We Need to Interrogate American Mythology

“All of the debates that shape public life are, at the deepest level, debates about national myths and the interpretation of those myths.”
~Ira Chernas, The Meaning of ‘Myth’ in the American Context


Those of us who want to fight for racial justice need to understand the concept of myth.

Not myth, as in “a lie or legend.” But myth, as in “a story tied to an ideal or worldview.”

Racism and white supremacy are embedded in the very structures of our American society. They are also embedded in our national mythology. If we want to dismantle white supremacist structures, we’ve got to understand the symbols that support them.

I encourage everyone to read Chernas’ entire essay to learn more about the concept of myth in general, and about American myths specifically.


  • Myths are narratives, told explicitly or implicitly.
  • Myths rely on vivid, evocative symbols to tell their story.
  • Myths provoke a powerful response from those who accept them. They affect our intellect and our emotions, both consciously and unconsciously.
  • Myths express something fundamental about our worldview, values, and lifestyle.
  • Myths create an idealized picture of life. They give a sense of coherence and meaning to the world, and so help us cope with life’s difficulties.
  • The myths that affect us most blend empirical truth with fiction. The more truth they contain, the more influence they have, and the harder they are to refute.
  • Myths turn literal truths into vehicles for symbolic meaning, thus creating pictures that are oversimplified, schematized, and therefore easier to grasp and respond to.
  • Two examples of American mythical symbols are the Pilgrims and Rosa Parks.
  • The specific components of each American myth are connected to the components of all other American myths, creating a network of interlocking myths, or a mythology.
  • Words like progressexceptionalism, and freedom conjure up our complex American mythology.
  • When Americans share in the repetition of their myths, they reaffirm their connection with each other, as well as their difference from non-Americans.
  • There is a relatively fixed set of American myths.
  • Our mythology functions like a language—it sets limits to what can be said meaningfully in national debates on any issue.
  • Those in power largely control the myths. Therefore, wealthy, white, Protestant men have historically wielded the most control over America’s myths.
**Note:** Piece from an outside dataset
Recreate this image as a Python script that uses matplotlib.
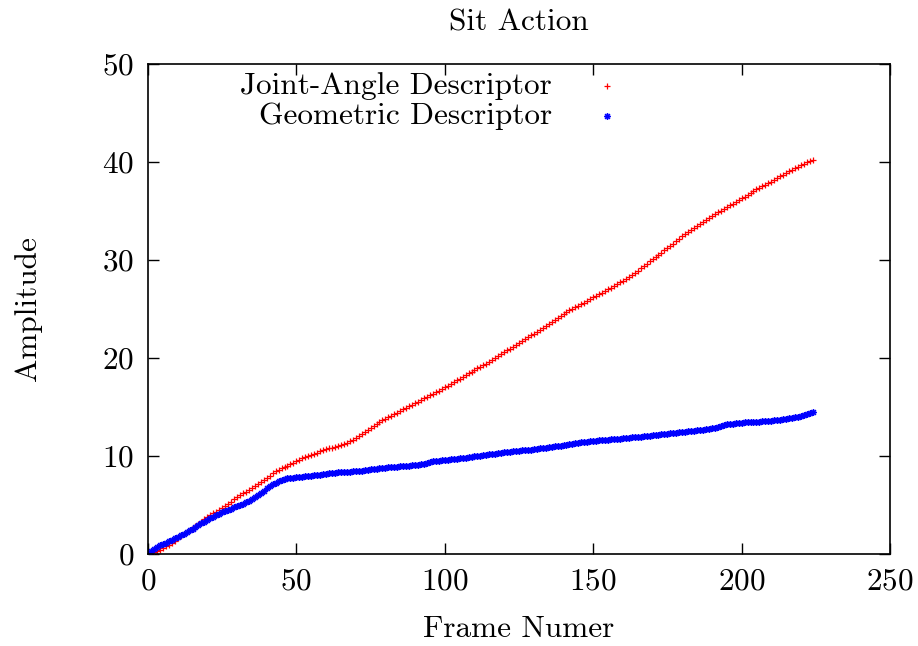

When we white people enter into anti-racism work, we experience cognitive dissonance and emotional anxiety—both within ourselves and in our interactions with others. Because doing this work requires us to challenge our deeply-rooted American myths. This not only disrupts our worldview, it also threatens both our individual and collective identities as Americans.

We must learn to push through this discomfort, and help fellow white people do the same.

If I had to sum up the American mythology in one phrase, it might be, “We’re the good guys.” But more and more Black, Indigenous, and people of color are pushing back on that oversimplified narrative. In essence, they are saying, “We need to talk about the fact that sometimes ‘the good guys’ weren’t so good. Sometimes, they were actually ‘the bad guys.'”

We cannot hide from our nation’s history. We must integrate the good with the bad in order to get closer to a shared truth.

The goal of interrogation is not to simply destroy traditional American myths (although some might need destroying), but to deconstruct our old myths and create new, better, more truthful myths. We need to internalize 1619 in order to create a more truthful 1776.


I plan to create a new series on the website where we’ll examine specific American myths. Until then, here are some questions for reflection:

  • What would you say are some of our American myths? When you think of America, what stories, ideals, or symbols come to mind?
  • White people: What kind of emotional response do these myths and symbols evoke in you? Do any of our American myths produce internal dissonance? Can you imagine these myths and symbols evoking responses in BIPOC that are different from yours?
  • Societies often have designated “myth-tellers.” Who are our modern American myth-tellers?
  • President Trump excels at the employment of mythological symbols and languange. Can you identify some of his favorites from the last four years?